Techieshelp.com

Exchange DAG Node Failure – Force Switchover With Queues

I had this issue with a client last week, the system was Exchange 2010 with a 2 node Database Availability Group (DAG) setup. One of the Exchange nodes had gone offline and this would be permanent as the failure was catastrophic. I checked that the second node had kicked into action but it had not. The mailbox database was down and upon checking the replication status of the mailbox database to the second node the copy queue was at 9223372036854775766.

Because of this when I tried to force fail over I was greeted with the following error.

An Active Manager operation failed. Error The database action failed. Error: An error occurred while trying to validate the specified database copy for possible activation. Error: Database copy ‘Database1’ on server ‘dagnode2.domain.com’ has a copy queue length of 9223372036854725486 logs, which is too high to enable automatic recovery. You can use the Move-ActiveMailboxDatabase cmdlet with the -SkipLagChecks and -MountDialOverride parameters to move the database with loss. If the database isn’t mounted after successfully running Move-ActiveMailboxDatabase, use the Mount-Database cmdlet to mount the database.
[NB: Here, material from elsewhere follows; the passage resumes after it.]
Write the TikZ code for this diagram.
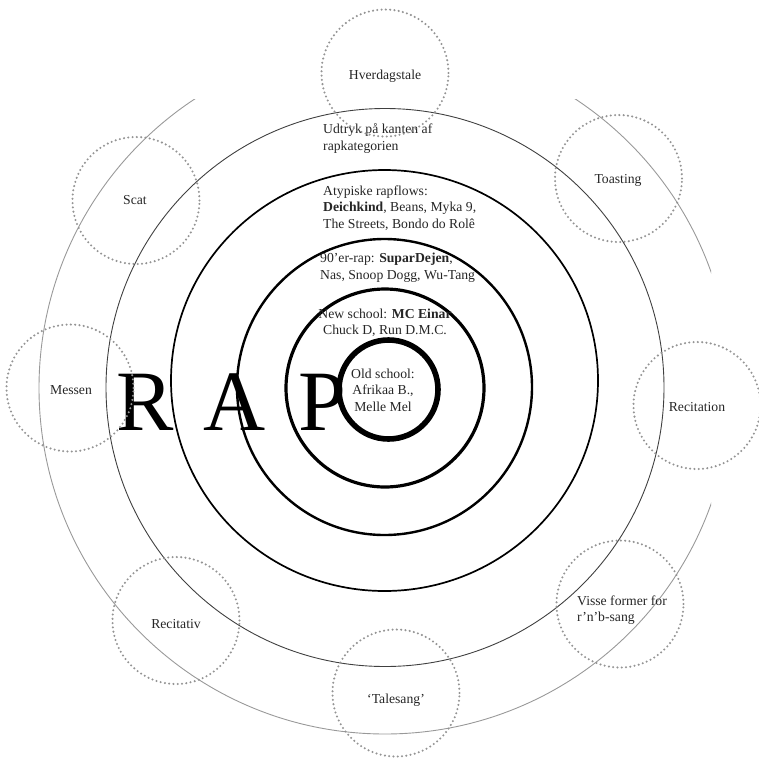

I was pretty confident that no mail would be lost as all my clients are in cached mode so upon reconnecting to the CAS server they would sync mail backup to to second mailbox server.

Upon running the command mentioned in the error I was again greeted with red warning errors stating the that it could not start the Microsoft Exchange Search Indexing service on the failed node…that’s because it does not exist anymore, great.

To get around this we need to add a few extra flags to the command above. They are as below.

With this in mind we run the following commands to force our node back into life even though the mailbox database is not fully synced.

Move-ActiveMailboxDatabase database1 -ActivateOnServer dagnode2 -SkipHealthChecks -SkipActiveCopyChecks -SkipClientExperienceChecks -SkipLagChecks -MountDialOverride:BESTEFFORT

Once ran your database will now mount and clients will be able to connect. As mentioned this works well for situations where you have a 2 node DAG cluster with one node down and the copy queue length does not allow automatic failure.

Remove a Copy Of DAG Mailbox Database

Once you are up and running again you will need to tidy up the failed dag node. First by removing the mailbox database copy from the failed server. Do this with this command.

Remove-MailboxDatabaseCopy -Identity database1\dagnode1 -Confirm:$False

Remove a Node From DAG

We also should remove the node from dag completely with the following command.

Remove-DatabaseAvailabilityGroupServer -Identity DAG -MailboxServer DAGNODE1 -ConfigurationOnly

This little lot took me a few hours to get fixed so hopefully this will save someone out there a lot of time.